Noch nicht geeinigt haben sich die Parlamentarischen Geschäftsführer über die beabsichtigte Neuregelung der Redezeiten, die relativ "üppig" seien, wie es in dem Reformpapier heißt. So haben die Minister jederzeit die Möglichkeit, in die Debatte einzugreifen, und diese Zeiten werden den Regierungsfraktionen nicht abgezogen. Das bedeutet eine Schwächung der Oppositionsparteien wie auch des gesamten Parlamentes. Um die Rechte des Landtags zu stärken, sollen die Redezeiten der Minister künftig in den Redezeiten der Fraktionen enthalten sein.

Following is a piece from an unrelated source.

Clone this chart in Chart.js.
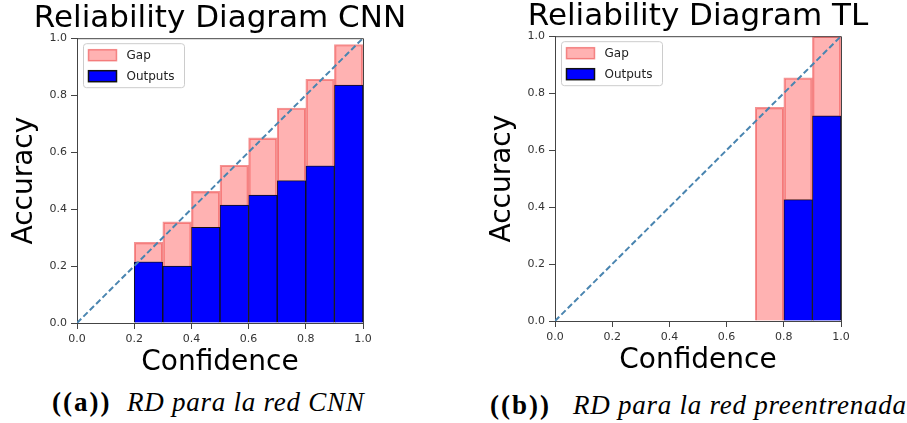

Der Parlamentarische Geschäftsführer der CDU Helmut Stahl: "Über dieses Thema muss noch weiter beraten werden. Naturgemäß sind Rot-Grün gegen dieses Vorhaben, während die Oppositionsparteien dafür sind."
Ausgangspunkt für die Pläne zur Effizienz- und Attraktivitätssteigerung des Landtages war eine im Februar 2002 vom Landtag beschlossene Verkleinerung des NRW-Parlamentes. Ab 2005 wird die gesetzliche Zahl der Parlamentarier statt 201 nur noch 181 Abgeordnete betragen. Carina Gödecke: "Der jetzige Zeitpunkt ist richtig, um über Sinnhaftigkeit der Strukturen, Organisations- und Arbeitsabläufe nachzudenken." Auch die grüne Fraktionschefin Sylvia Löhrmann sieht die Aktion positiv: "Es ist den Versuch wert, die Parlamentsarbeit straffer und für die Öffentlichkeit lebendiger zu gestalten."
Eng mit der Landtagsverkleinerung verbunden ist eine wünschenswerte Verringerung der Ausschüsse. Einig sind sich die Fraktionen, dass die derzeit 23 Gremien zuviel sind. Angedacht sind - ausgerichtet an der Zahl der Ministerien - zwölf Ausschüsse. Doch die Aufgabe von fast der Hälfte der Ausschüsse bedeutet für alle Abgeordneten, die den Ausschussvorsitz verlieren, eine Einbuße an Ansehen und Prestige. Deshalb wird heftig gefeilscht, welche von ihnen bestehen bleiben und wie sie zugeschnitten sein sollen.